Wednesday, March 25, 2009

In 2006, the supporters of Jim Webb eventually coalesced into what Webb called his "ragtag army" of netroots activists. One of the best of those activists (and also a top-notch writer on RK) was a guy named Dave Murphy, now relocated back to his home state of Iowa and taking on corporate farming through his organization, Food Democracy Now!. According to FDN's website, Dave's group is "a grassroots movement initiated by farmers, writers, chefs, eaters and policy advocates who recognize the profound sense of urgency in creating a new food system that is capable of meeting the changing needs of American society as it relates to food, health, animal welfare and the environment." The goal is "to transform today’s system by advancing best practices in food production, animal husbandry, conservation of natural resources, renewable energy and soil preservation."

Anyway, I'm raising this now because my friend Dave is featured today in a Washington Post article ("Where Policy Grows: Iowan Dave Murphy Is Challenging the Corporate Farming Of America"). According to the Post:
...for Murphy, the fight for good food isn't about pleasure or aesthetics; it's about justice and survival.

Three years ago, he left a good job in Washington to return home to Iowa, where a Minnesota corporation was threatening to build a nearly 5,000-head hog farm near his sister's home. "This is not something abstract," he said. "This is about people I know. People I went to high school with. When you speak to people from Berkeley or Manhattan, people on the coasts, it's a really different ballgame."

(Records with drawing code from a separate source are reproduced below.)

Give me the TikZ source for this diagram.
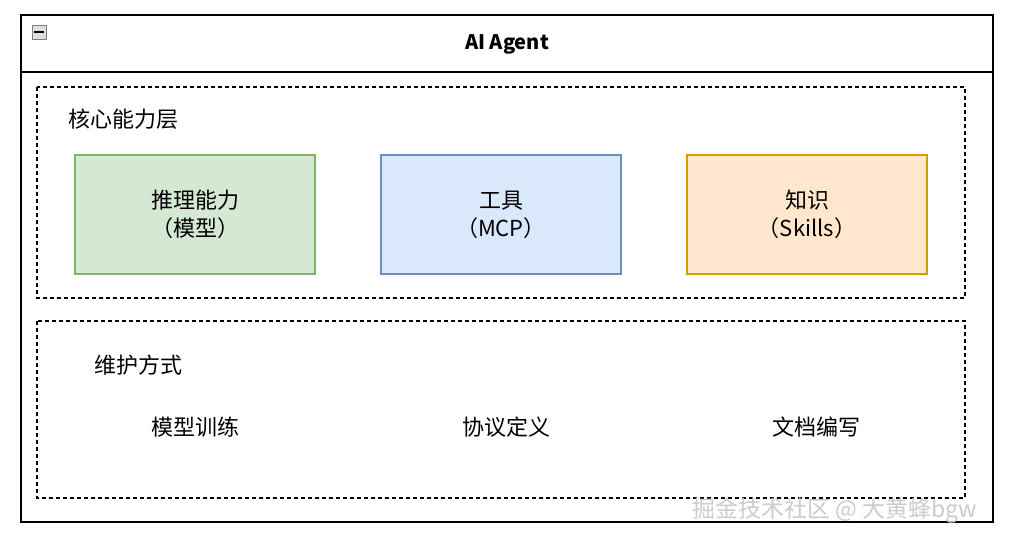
\documentclass[tikz,border=0pt]{standalone}
\usepackage{fontspec}
\setmainfont{Noto Sans CJK SC}
\begin{document}
\begin{tikzpicture}[x=1pt,y=-1pt,
  box/.style={line width=1.2pt,minimum width=240pt,minimum height=119pt,align=center,font=\fontsize{22}{28}\selectfont},
  dbox/.style={draw,line width=1.2pt,dash pattern=on 4pt off 3pt},
  lbl/.style={font=\fontsize{22}{26}\selectfont}]
\useasboundingbox[fill=white] (0,0) rectangle (1020,544);
\draw[line width=1.2pt] (21,15) rectangle (993,522);
\draw[line width=1.2pt] (21,72) -- (993,72);
\node[draw=gray,fill=gray!25,minimum size=14pt,inner sep=0pt] (mini) at (39,32) {};
\draw[line width=1.2pt] (34,32) -- (44,32);
\node[font=\fontsize{20}{24}\selectfont\bfseries] (title) at (507,44) {AI Agent};
\draw[dbox] (37,87) rectangle (965,298);
\draw[dbox] (37,321) rectangle (965,498);
\node[lbl,anchor=west,inner sep=0pt] (l1) at (68,119) {核心能力层};
\node[lbl,anchor=west,inner sep=0pt] (l2) at (94,365) {维护方式};
\node[box,fill={rgb,255:red,213;green,232;blue,212},draw={rgb,255:red,130;green,179;blue,102}] (m) at (195,214.5) {推理能力\\（模型）};
\node[box,fill={rgb,255:red,218;green,232;blue,252},draw={rgb,255:red,108;green,142;blue,191}] (t) at (501,214.5) {工具\\（MCP）};
\node[box,fill={rgb,255:red,255;green,230;blue,204},draw={rgb,255:red,215;green,155;blue,0}] (k) at (807,214.5) {知识\\（Skills）};
\node[lbl] (a) at (195,427) {模型训练};
\node[lbl] (b) at (506,427) {协议定义};
\node[lbl] (c) at (816,427) {文档编写};
\node[font=\fontsize{23}{26}\selectfont,text=gray!40,anchor=west,inner sep=0pt] (wm) at (692,511) {掘金技术社区 @ 大黄蜂bgw};
\end{tikzpicture}
\end{document}
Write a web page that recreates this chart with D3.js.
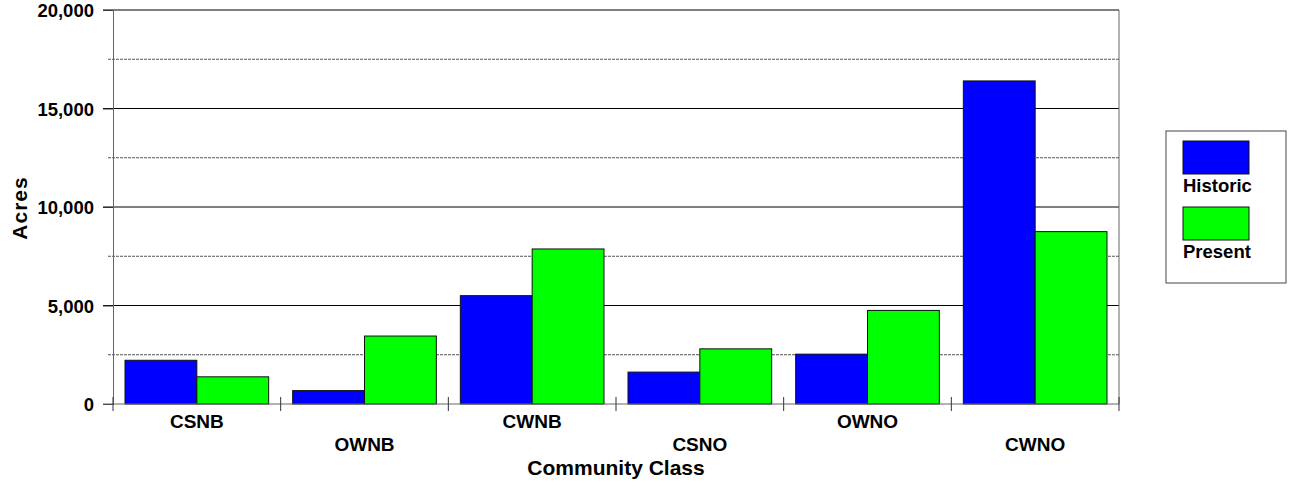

What Dave's doing in Iowa epitomizes what the netroots are all about, "thinking globally, acting locally." It's also about utilizing modern communications and organizational tools in order to effect change ("Murphy uses grass-roots community organizing methods, such as petitions and action alerts."). And Dave definitely seems to be having an impact, having "collected nearly 90,000 signatures for his petition." Congratulations to Dave, and keep up the great work!